The painter who seeks light within matter
Born in 1969 in Belfort, François-Édouard Finet grew up in a family where music, literature, and painting shaped everyday life. A graduate of the École Supérieure d’Arts Graphiques – Atelier Met de Penninghen, from which he graduated top of his class in 1994, he decided the following year to devote himself entirely to painting, drawing, and photography.
Since 1995, he has exhibited one to three times a year, in Paris, across France, and abroad. His work, at the crossroads of figuration and abstraction, explores the relationship between body and spirit, matter and light, gravity and impulse.
In his canvases as in his watercolors, nature — mountains, creeks, skies, architecture — becomes a pretext for an inner dialogue. Water, stone, and air blend in a constant tension between the visible and the invisible. For him, painting is not about representing but revealing: “Each reality appears only by showing its opposites,” he says.

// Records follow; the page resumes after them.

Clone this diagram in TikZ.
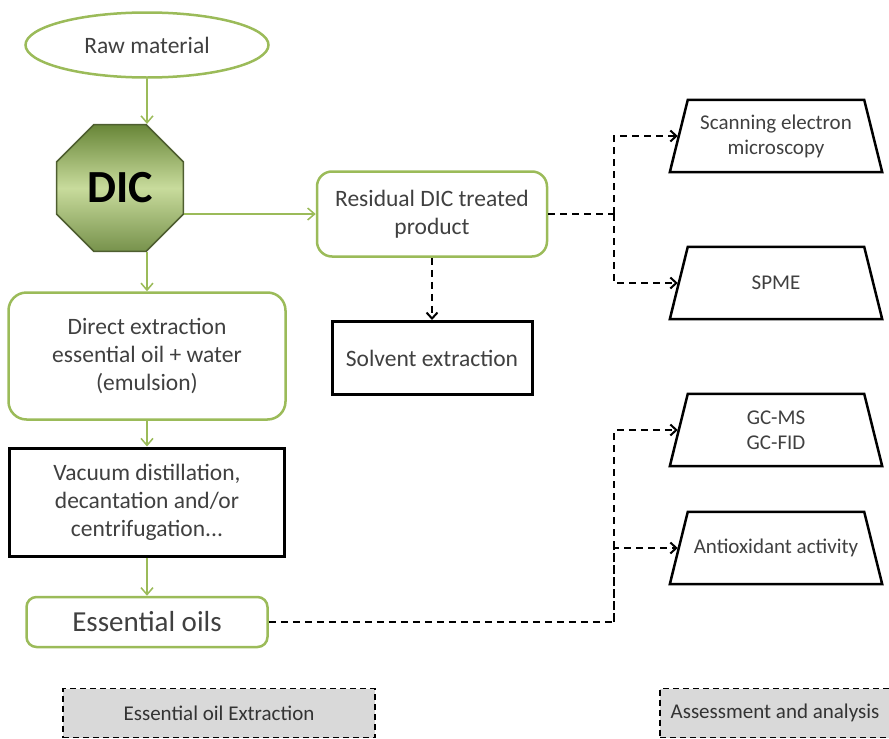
\documentclass[tikz,border=0pt]{standalone}
\usepackage{fontspec}
\setmainfont{Carlito}
\usetikzlibrary{shapes.geometric,arrows.meta}
\definecolor{dicGreen}{RGB}{155,187,89}
\definecolor{dicDark}{RGB}{104,134,56}
\definecolor{dicLight}{RGB}{200,219,156}
\definecolor{dicEdge}{RGB}{78,94,48}
\definecolor{legendGray}{RGB}{217,217,217}

\begin{document}
\begin{tikzpicture}[x=1pt, y=-1pt,
        greenbox/.style={rectangle, draw=dicGreen, line width=2.5pt, rounded corners=18pt, fill=white, align=center, font=\fontsize{23.5}{28}\selectfont, text=black!75},
        blackbox/.style={rectangle, draw=black, line width=3pt, fill=white, align=center, font=\fontsize{23.5}{28}\selectfont, text=black!75},
        trap/.style={rectangle, minimum width=212pt, minimum height=72pt, align=center, font=\fontsize{21}{25}\selectfont, text=black!75},
        trapline/.style={draw=black, line width=2.5pt, line join=miter},
        legend/.style={rectangle, draw=black, line width=1.5pt, dash pattern=on 6pt off 4pt, fill=legendGray, minimum height=49pt, font=\fontsize{21}{25}\selectfont, text=black!80},
        flow/.style={draw=dicGreen, line width=1.5pt, -{Straight Barb[length=7pt,width=12pt]}},
        dashflow/.style={draw=black, line width=2pt, dash pattern=on 7pt off 5pt},
        dasharrow/.style={dashflow, -{Straight Barb[length=6pt,width=11pt]}}
    ]
        \useasboundingbox (0,0) rectangle (889,739);

        \node[ellipse, draw=dicGreen, line width=2.5pt, minimum width=243pt, minimum height=65pt, font=\fontsize{23.5}{28}\selectfont, text=black!75] (raw) at (147,45) {Raw material};
        \node[regular polygon, regular polygon sides=8, minimum size=137pt, inner sep=0pt, draw=dicEdge, line width=1.5pt, top color=dicDark, bottom color=dicDark!90, middle color=dicLight, font=\fontsize{46}{46}\selectfont\bfseries] (dic) at (120,188) {DIC};

        \node[greenbox, minimum width=277pt, minimum height=127pt] (direct) at (147,356) {Direct extraction\\essential oil + water\\(emulsion)};
        \node[blackbox, minimum width=275pt, minimum height=108pt] (vacuum) at (147,502) {Vacuum distillation,\\decantation and/or\\centrifugation...};
        \node[greenbox, rounded corners=10pt, minimum width=241pt, minimum height=50pt, font=\fontsize{29}{34}\selectfont] (oils) at (147,622) {Essential oils};

        \node[greenbox, rounded corners=15pt, minimum width=230pt, minimum height=85pt] (residual) at (432,214) {Residual DIC treated\\product};
        \node[blackbox, minimum width=200pt, minimum height=73pt] (solvent) at (432,358) {Solvent extraction};

        \node[trap] (sem) at (776,136) {Scanning electron\\microscopy};
        \node[trap] (spme) at (776,283) {SPME};
        \node[trap] (gcms) at (776,430) {GC-MS\\GC-FID};
        \node[trap] (antiox) at (776,548) {Antioxidant activity};
        \foreach \n in {sem,spme,gcms,antiox}
            \draw[trapline] (\n.south west) -- (\n.south east) -- ([xshift=-18pt]\n.north east) -- ([xshift=18pt]\n.north west) -- cycle;

        \node[legend, minimum width=312pt] (legendext) at (219,713) {Essential oil Extraction};
        \node[legend, minimum width=230pt] (legendana) at (775,713) {Assessment and analysis};

        % extraction chain
        \draw[flow] (raw.south) -- (raw.south |- dic.north);
        \draw[flow] (dic.east |- residual.west) -- (residual.west);
        \draw[flow] (direct.north |- dic.south) -- (direct.north);
        \draw[flow] (direct.south) -- (vacuum.north);
        \draw[flow] (vacuum.south) -- (oils.north);

        % analysis links
        \path (residual.east) -- ++(66,0) coordinate (semsplit);
        \draw[dashflow] (residual.east) -- (semsplit);
        \draw[dasharrow] (semsplit) |- ([xshift=8pt]sem.west);
        \draw[dasharrow] (semsplit) |- ([xshift=8pt]spme.west);
        \draw[dasharrow] (residual.south) -- (solvent.north);

        \path (oils.east) -- ++(345.5,0) coordinate (gcsplit);
        \draw[dasharrow] (oils.east) -- (gcsplit) |- ([xshift=8pt]gcms.west);
        \draw[dasharrow] (gcsplit) |- ([xshift=8pt]antiox.west);
    \end{tikzpicture}
\end{document}
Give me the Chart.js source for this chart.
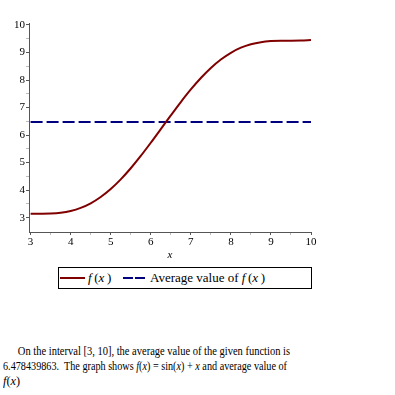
<!DOCTYPE html>
<html>
<head>
<meta charset="utf-8">
<script src="https://cdn.jsdelivr.net/npm/chart.js@4.4.1/dist/chart.umd.min.js"></script>
<style>
  body { margin: 0; background: #fff; }
  #wrap { position: absolute; left: 0; top: 0; width: 395px; height: 262px; }
  #legend {
    position: absolute; left: 58px; top: 267px; width: 252px; height: 20px;
    border: 1px solid #000; font-family: "Liberation Serif", serif; font-size: 13px;
    line-height: 20px; white-space: nowrap;
  }
  #legend > span { position: absolute; top: 0; }
  #legend .ln { top: 9px; height: 2px; }
  .it { font-style: italic; }
  #note {
    position: absolute; left: 3px; top: 344px; font-family: "Liberation Serif", serif;
    font-size: 12px; line-height: 15px; color: #000; white-space: nowrap;
  }
  #note div { transform-origin: 0 0; }
</style>
</head>
<body>
<div id="wrap"><canvas id="plot"></canvas></div>
<div id="legend">
  <span class="ln" style="left:1px;width:25px;background:#800000;"></span>
  <span style="left:29px;"><span class="it">f</span>&thinsp;(<span class="it">x</span>&thinsp;)</span>
  <span class="ln" style="left:64px;width:10px;background:#000080;"></span>
  <span class="ln" style="left:76px;width:10px;background:#000080;"></span>
  <span style="left:91px;">Average value of <span class="it">f</span>&thinsp;(<span class="it">x</span>&thinsp;)</span>
</div>
<div id="note">
  <div data-w="270" style="padding-left:17px;">On the interval [3, 10], the average value of the given function is</div>
  <div data-w="284">6.478439863.&nbsp; The graph shows <span class="it">f</span>(<span class="it">x</span>) = sin(<span class="it">x</span>) + <span class="it">x</span> and average value of</div>
  <div data-w="17"><span class="it">f</span>(<span class="it">x</span>)</div>
</div>
<script>
// f(x) = sin(x) + x
const xValues = [3, 3.25, 3.5, 3.75, 4, 4.25, 4.5, 4.75, 5, 5.25, 5.5, 5.75, 6, 6.25, 6.5,
  6.75, 7, 7.25, 7.5, 7.75, 8, 8.25, 8.5, 8.75, 9, 9.25, 9.5, 9.75, 10];
const fValues = [3.141, 3.142, 3.149, 3.178, 3.243, 3.355, 3.522, 3.751, 4.041, 4.391, 4.795,
  5.242, 5.721, 6.217, 6.715, 7.200, 7.657, 8.073, 8.438, 8.745, 8.989, 9.173, 9.299, 9.375,
  9.412, 9.424, 9.425, 9.431, 9.456];
const avgValue = 6.478439863;
const avgRange = [3, 10];
const xTicks = [3, 4, 5, 6, 7, 8, 9, 10];
const yTicks = [3, 4, 5, 6, 7, 8, 9, 10];

const curve = xValues.map((x, i) => ({ x: x, y: fValues[i] }));
const avgLine = avgRange.map(x => ({ x: x, y: avgValue }));

function withMinor(major) {
  const out = [];
  major.forEach((v, i) => {
    out.push({ value: v });
    if (i < major.length - 1) out.push({ value: v + 0.5 });
  });
  return out;
}

const tickFont = { family: "Liberation Serif", size: 11 };
const isMajor = v => Number.isInteger(v);

new Chart(document.getElementById("plot"), {
  type: "line",
  data: {
    datasets: [{
      data: curve,
      borderColor: "#800000",
      borderWidth: 2,
      pointRadius: 0,
      cubicInterpolationMode: "monotone",
      fill: false
    }, {
      data: avgLine,
      borderColor: "#000080",
      borderWidth: 2,
      borderDash: [12, 4],
      pointRadius: 0,
      fill: false
    }]
  },
  options: {
    responsive: true,
    maintainAspectRatio: false,
    animation: false,
    layout: { padding: { top: 23, right: 84, left: 0, bottom: 0 } },
    plugins: { legend: { display: false }, tooltip: { enabled: false } },
    scales: {
      x: {
        type: "linear",
        min: 2.96,
        max: 10,
        afterBuildTicks: s => { s.ticks = withMinor(xTicks); },
        afterFit: s => { s.height = 30; },
        border: { color: "#555", width: 1 },
        grid: {
          drawOnChartArea: false,
          tickLength: 3,
          tickColor: c => isMajor(c.tick.value) ? "#555" : "#bbb"
        },
        ticks: {
          autoSkip: false,
          maxRotation: 0,
          padding: 1,
          color: "#000",
          font: tickFont,
          callback: v => isMajor(v) ? String(v) : ""
        },
        title: {
          display: true,
          text: "x",
          color: "#000",
          padding: { top: 0, bottom: 0 },
          font: { family: "Liberation Serif", size: 11, style: "italic" }
        }
      },
      y: {
        type: "linear",
        min: 2.48,
        max: 10.07,
        afterBuildTicks: s => { s.ticks = withMinor(yTicks); },
        afterFit: s => { s.width = 29; },
        border: { color: "#555", width: 1 },
        grid: {
          drawOnChartArea: false,
          tickLength: 3,
          tickColor: c => isMajor(c.tick.value) ? "#555" : "#bbb"
        },
        ticks: {
          autoSkip: false,
          padding: 1,
          color: "#000",
          font: tickFont,
          callback: v => isMajor(v) ? String(v) : ""
        }
      }
    }
  }
});

// squeeze the note lines to the width they take in the picture
document.querySelectorAll("#note div").forEach(d => {
  const target = Number(d.dataset.w) + (d.style.paddingLeft ? 17 : 0);
  d.style.display = "inline-block";
  const real = d.getBoundingClientRect().width;
  d.style.transform = "scaleX(" + (target / real) + ")";
  d.style.display = "block";
});
</script>
</body>
</html>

His technique combines the strength of the knife stroke with the fluidity of watercolor. Pigments, matter, and light converse until the canvas comes alive. In his drawings — nudes, portraits, landscapes — the line adapts to each subject, not to trace its contours but to bring forth its soul, its vibration, its state of being.
Between figuration and abstraction, his work evokes the passage from the carnal to the spiritual, from the solid to the aerial — a quest for balance between what weighs us down and what elevates us.
What brings us together :
At Davidson, we are deeply moved by this search for balance — this fertile tension between matter and spirit, control and release.
Like François-Édouard Finet, we see creation as a living act, shaped by listening, movement, and intuition. His painting speaks of transformation, interaction, and transcendence — values that drive us every day.
His way of uniting figuration and abstraction resonates with our collective vision: to make opposites converse in order to create meaning. His luminous, vibrant landscapes, inhabited by the elements, echo our own quest — to give form to the invisible, to reveal the energy of life itself.
In his work, as in ours, every gesture counts — precise, committed, animated by the desire to connect matter to what truly matters: the human being.